The notion of fusing sexuality with religious devotion strikes many readers as surprising, but it is in fact an ancient theme, common in a wide variety of mystical traditions. In all of them the union of human and divine is expressed through metaphors of lovemaking.
Source: From For Love of the Dark One: Songs of Mirabai, tr. Andrew Schelling (Boston: Shambhala, 1993), pp. 51, 89, 39, 48.
The Hindu tradition contains many traditions of mystical eroticism. The world is created through a sexual act, Kali/Durga embodies the combined activities of death and procreation, Kama is a famous god (the Sanskrit sex manual Kama Sutra is named after him), but perhaps the most widely-known figure connected with such images is Krishna, renowned for his love of the gopis.
The 16th-century mystical poet Mirabai is famous for her life-long devotion to Krishna. She identified herself poetically with his consort, Radha, rejected the husbands who were forced on her, and wandered the land with a band of like-minded women, singing their songs of praise for their god/lover. One tradition says that she spent some time at the court of Akbar the Great, the Mogul ruler of North India who lavishly supported the arts. Although Muslim by background, he was interested in all religious traditions, and tried to create a synthesis from Islam, Christianity, Hinduism, and Buddhism. However her fame developed, it has lasted to this day.

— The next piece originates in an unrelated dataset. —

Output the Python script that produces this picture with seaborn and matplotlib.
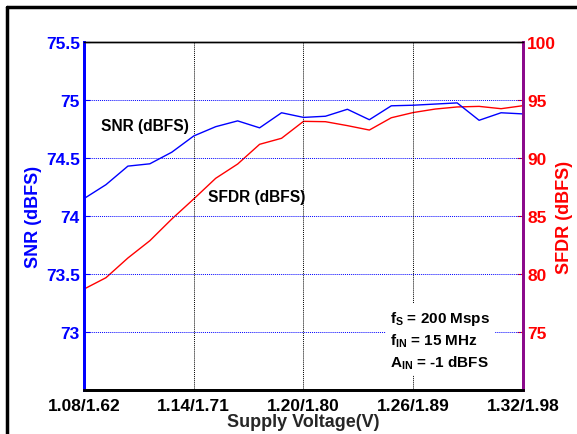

Her songs are performed devotionally, but also as entertainment, live and in popular films.
Dancing Before Him
This poem relates to the tradition of Bharata Natayam which was carried on by temple dancers throughout India at temples devoted to the worship of Krishna until they were banned by the British on the grounds that they commonly also served as prostitutes. In fact most did support themselves by sleeping with customers at the temples, but this was considered a traditional and legitimate part of their function, explicitly endorsed by the god. Their dancing, however, was performed for the god himself. The dancer would often sleep overnight beneath Krishna’s image, and elaborate dances were performed ritually in which the dancer communed directly with the god without any other audience being permitted. After a long hiatus, this form of dancing has been revived as an art form, with respectable young women reviving the tradition in concert halls and on television; but dancing in temples has not been resumed. Like the temple dancers, Mirabai here identifies with Radha and the Gopis who danced together with Krishna during his life on earth. The blue-skinned Krishna is often referred to as the “Dark One.” What is Mirabai’s attitude toward conventional social reputation? What religious significance would her attitude have? How does she express the intimacy of her identification with Krishna?
Let them gossip
How is the belief in reincarnation reflected in this poem? What do you thinking “awaking” consists in? The miracle in which Krishna protected his home village from an angry god by sheltering it beneath a mountain is referred to in the next to last line.
Come to my bedroom
This invitation to bed is reminiscent of some passages in the Song of Songs. fs20 In what way does Mirabai’s relationship with Krishna go beyond a human marriage?
Yogin, don’t go
“Yogin” is one of Krishna’s many titles. Here Mirabai offers to immolate herself on a funeral pyre, committing an act of sati to unite herself with Krishna as if she were his widow. Rubbing ashes over the body is a common symbolic gesture recognizing the unity of life and death. In what way do the final lines express Mirabai’s yearning for complete union with the god?
Persian Sufi Poetry
The majority tradition of Islam generally rejects mysticism. It is considered very presumptuous to aspire to unite with God. He is to be revered, praised and obeyed, not embraced. Islam’s rejection of any notion of divine incarnation underlines the distance between mortal believer and immortal object of worship. Yet within Islam mystical traditions proliferated, including many varieties of sufism. Some concentrate on meditative dancing designed to induce a trance (carried out by the “whirling dervishes”). Whereas many Muslims are deeply suspicious of music as a frivolous diversion (the call to prayer is never called a “song”), Sufis ecstatically sing ghazels for hours at a time in praise of God. Sufi poets are among the most famous and influential throughout the Islamic world, the most prominent writing in Persian.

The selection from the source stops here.